I also suspect that we’ll see a “Taste the Difference” stout in Sainsbury’s in the next year or so, based on this recipe.

Beer history london

Pimlico Ale – update

We found another book that mentions Pimlico Ale, which I spoke about in this post a few days ago.

William Carey, in his weird, limited edition history of the area, published in 1986, writes:

The most popular ale drunk in London between 1570 and 1700 was ‘Pimlico Ale’ otherwise known as ‘Derby Red Cap’ from the pink tinge of its frothy head. At first produced only in Derbyshire at a farm location named “Pimlico”, it was brought to London in huge barrels down the Watling Way.

This is very interesting. What makes the head pink/red? Fruit could, but the head on some imperial stouts is reddish brown. More research needed – in books on Derbyshire, perhaps…?


How to order a beer in Spain

Bailey and I said we’d try to keep this blog positive, so I’m not going to start with a rant about the poor quality of Spanish lager.

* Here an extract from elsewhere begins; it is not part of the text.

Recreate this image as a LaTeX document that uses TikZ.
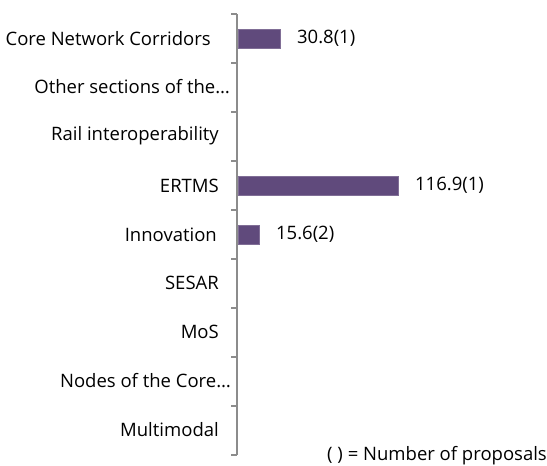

Tempted as I am.

Instead, some cultural notes on ordering beer. “Dos cervezas, por favor” will work, but you won’t sound like a native.

Firstly, the Spanish rarely say “por favor”. They’re not being rude, we’re just overly polite.

Secondly, as in England, you don’t order “a beer”; instead you specify the measure, or rather, the type of glass.

To confuse things further, there’s no such thing as a standard measure, and the various glasses have different names, depending on what part of the country you’re in. In Andalucia, the following generally works;

  • Una caña – (CAnya)– a measure of around 200 / 250 ml, can be smaller;
  • Un tubo – (Too-bo)– a tall glass, usually holds around 330ml;
  • Una jarra – (HArra – the “j” sounds like “ch” in “loch”, and you should roll the “r”s) – if they have them, this will usually be a pint measure, sometimes in a dimpled mug.

Dos canas
Dos cañas

There is no shame in ordering a caña, even if you’re a bloke.

Also to note – bottled beer is more expensive than stuff from the tap (de grifo), and it’s more expensive to drink outside on the terrace than inside. Sitting at the bar itself can be even cheaper.